Custom solution for fast navigation in Bash

MiguelMJ - 2022-01-24

Using the console, you have to cd your way through all your directories, which thanks to autocompletion, can be a relatively fast. However, sometimes you have to work with very deep folder structures, with not autocompletion-friendly folder groups and processes that require you to navigate them a lot. As this has been my case for the last few months, I finally decided to make a tool to solve this and reduce the amount of keystrokes spent in cd navigation.

This tool is a small bash function called ws, short for workspace. You can find it here. Paste it at the end of your ~/.bashrc or your source file of choice to use it.

Description and usage

For ws, a workspaces is a set of directories, each one associated to a numeric ID. You can define as many workspaces as you want, and activate different ones for each open terminal.

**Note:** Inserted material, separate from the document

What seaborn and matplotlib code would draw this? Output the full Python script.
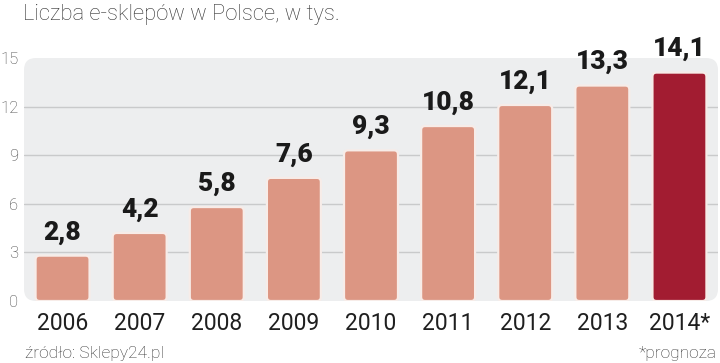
import matplotlib
matplotlib.use("Agg")
import matplotlib.pyplot as plt
from matplotlib.patches import FancyBboxPatch
import seaborn as sns
import pandas as pd

years = ["2006", "2007", "2008", "2009", "2010", "2011", "2012", "2013", "2014*"]
values = [2.8, 4.2, 5.8, 7.6, 9.3, 10.8, 12.1, 13.3, 14.1]
value_labels = ["2,8", "4,2", "5,8", "7,6", "9,3", "10,8", "12,1", "13,3", "14,1"]
y_ticks = [0, 3, 6, 9, 12, 15]
title = "Liczba e-sklepów w Polsce, w tys."
source = "źródło: Sklepy24.pl"
note = "*prognoza"

bar_color = "#DC9683"
forecast_color = "#A21C31"
panel_color = "#EDEEEF"
grid_color = "#C9CACB"

sns.set_theme(style="white")
plt.rcParams["font.family"] = ["Roboto", "DejaVu Sans"]

df = pd.DataFrame({"year": years, "value": values})
palette = [bar_color] * (len(years) - 1) + [forecast_color]

W, H = 720, 363
fig = plt.figure(figsize=(W / 100, H / 100), dpi=100)
ax_l, ax_r, ax_t, ax_b = 24, 718, 58, 301
ax = fig.add_axes([ax_l / W, 1 - ax_b / H, (ax_r - ax_l) / W, (ax_b - ax_t) / H])

sns.barplot(data=df, x="year", y="value", hue="year", palette=palette,
            legend=False, width=0.7, ax=ax, zorder=3)

ax.set_xlim(-0.5, len(years) - 0.5)
ax.set_ylim(0, 15)
ax.set_yticks(y_ticks)
ax.set_xlabel("")
ax.set_ylabel("")

# panel with rounded corners
ax.patch.set_visible(False)
aw, ah = ax_r - ax_l, ax_b - ax_t
r = 12
panel = FancyBboxPatch((0, 0), 1, 1, boxstyle=f"round,pad=0,rounding_size={r / aw}",
                       mutation_aspect=aw / ah, transform=ax.transAxes,
                       facecolor=panel_color, edgecolor="none", zorder=0)
ax.add_patch(panel)

# grid lines at inner ticks
ax.grid(axis="y", color=grid_color, linewidth=1.0, zorder=1)
ax.set_axisbelow(True)
gl = ax.yaxis.get_gridlines()
gl[0].set_visible(False)
gl[-1].set_visible(False)

# rounded bars
for p, c in zip(list(ax.patches[:len(years)]), palette):
    x0, y0 = p.get_x(), p.get_y()
    w, h = p.get_width(), p.get_height()
    p.set_visible(False)
    rb = 4
    fb = FancyBboxPatch((x0, y0), w, h,
                        boxstyle=f"round,pad=0,rounding_size={rb / aw * 9}",
                        mutation_aspect=(15 / ah) / (9 / aw),
                        facecolor=c, edgecolor="#F7ECE8", linewidth=1.6, zorder=3)
    ax.add_patch(fb)

for i, (v, lab) in enumerate(zip(values, value_labels)):
    ax.annotate(lab, (i, v), xytext=(0, 8), textcoords="offset points",
                ha="center", va="bottom", fontsize=19, fontweight="black",
                family=["Roboto", "DejaVu Sans"], color="#1a1a1a", zorder=5)

for s in ax.spines.values():
    s.set_visible(False)

ax.tick_params(axis="x", length=0, pad=8, labelsize=16.5, labelcolor="#1f1f1f")
ax.tick_params(axis="y", length=0, pad=4, labelsize=12, labelcolor="#444444")
for t in ax.get_yticklabels():
    t.set_fontweight("light")

fig.text(23 / W, 1 - 20 / H, title, ha="left", va="baseline", fontsize=15.8,
         fontweight="light", color="#333333")
fig.text(25 / W, 1 - 358 / H, source, ha="left", va="baseline", fontsize=12.5,
         fontweight="light", color="#333333")
fig.text(717 / W, 1 - 358 / H, note, ha="right", va="baseline", fontsize=12.5,
         fontweight="light", color="#333333")

fig.savefig("out.png", dpi=100)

Some examples will be more illustrative than any wall of text:

# Create the workspace itself
$ ws -s my_workspace

# Populate it with directories
$ cd /path/to/foo/dir
$ ws -a
$ cd /path/to/bar/dir
$ ws -a
$ cd /path/to/baz/dir
$ ws -a

# Check the directories in your workspace
$ ws -l
Workspace my_workspace:
  1 /path/to/foo/dir
  2 /path/to/bar/dir
  3 /path/to/baz/dir

# Move to a directory in your workspace
$ ws 2
/path/to/bar

# See a list of available workspaces
# The active one is marked with >
$ ws -s -l
Workspaces:
- default
> my_workspace

# Remove a directory from a workspace
$ ws -r 2
$ ws -l
Workspace my_workspace:
  1 /path/to/foo/dir
  2 /path/to/baz/dir

# Remove a workspace
# If it is the current, then the default one is activated
$ ws -s -r my_workspace
$ ws -s -l
Workspaces:
> default

The only downside is that you’ll have to remember the IDs of each directory to use it fluently, but this shouldn’t be a problem if you end up using it a lot. Also, remember to check that you are using the correct workspace before you start to work; it will remember it if the tty is the same.